On appeal, Travelers argued that the transfer was invalid under Texas law, which required Travelers to approve the assignment. CNH countered that Wisconsin law should apply because the asbestos claims originated in Wisconsin, where J.I. Case managed its manufacturing operations. None of the policies explicitly stated which state’s law would apply in the dispute.

Justice Collins J. Seitz Jr., writing for the court, ruled that Texas law would apply under Chemtura‘s guidance that the expectations of the parties are “best served by providing terms in the contract with a meaning that does not vary based on the happenstance of the locations of a particular claim.”

Interpreting insurance contracts

In a 21-page order, Seitz said the policies were instead part of a broad-based, “comprehensive companywide insurance program” that Tenneco had negotiated in the state and managed from its corporate headquarters in Houston.

“In this case, the question is which state has a material interest in applying its law to the interpretation of the insurance contracts — not the asbestos liabilities,” he wrote. “The policies were negotiated, contracted and managed in Texas, where coverage of all of Tenneco’s business began; thus, Texas has the more material interest.”

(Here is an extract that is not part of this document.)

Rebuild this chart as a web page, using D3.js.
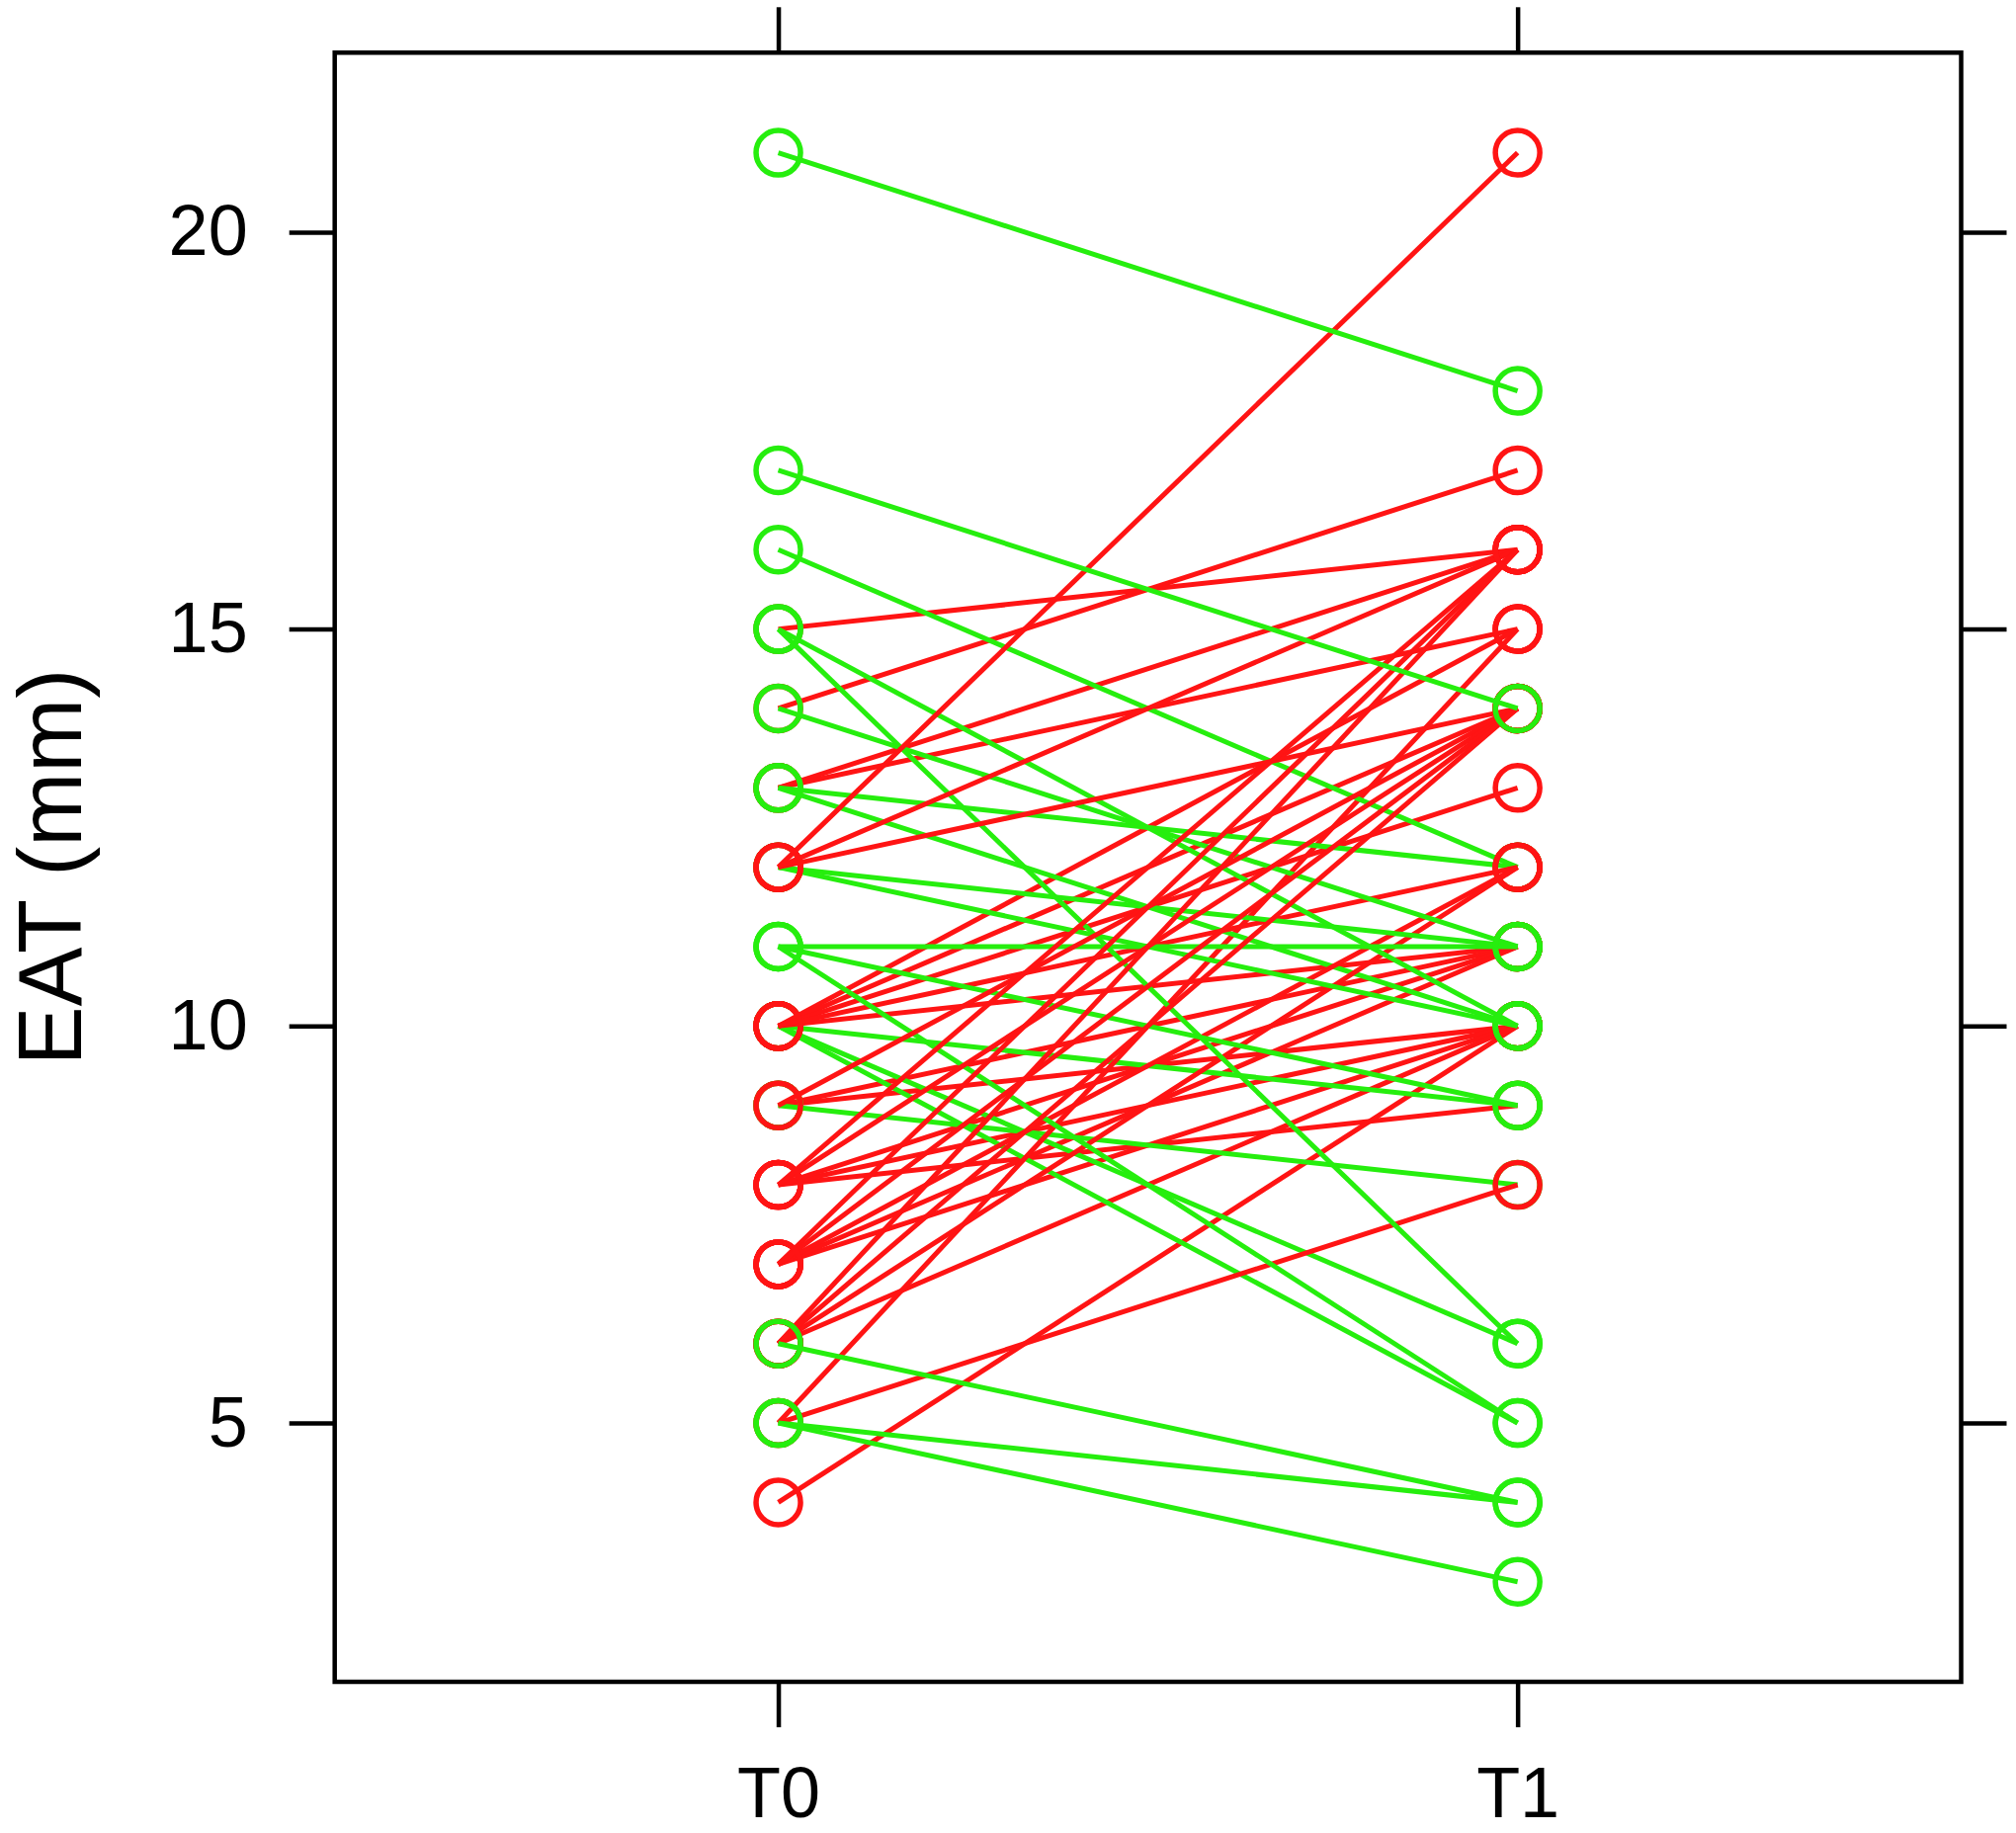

“Because the parties agree that Tenneco’s assignment of the policies to CNH without Travelers’ consent is invalid under Texas law, we reverse the Superior Court’s decision and direct that judgment be entered in favor of Travelers.”

He was joined in the ruling by Chief Justice Leo E. Strine Jr. and Justice Gary F. Traynor.

Attorneys for both sides were not immediately available to comment on the ruling Tuesday afternoon.

The case, on appeal, was captioned Travelers Indemnity v. CNH Industrial America.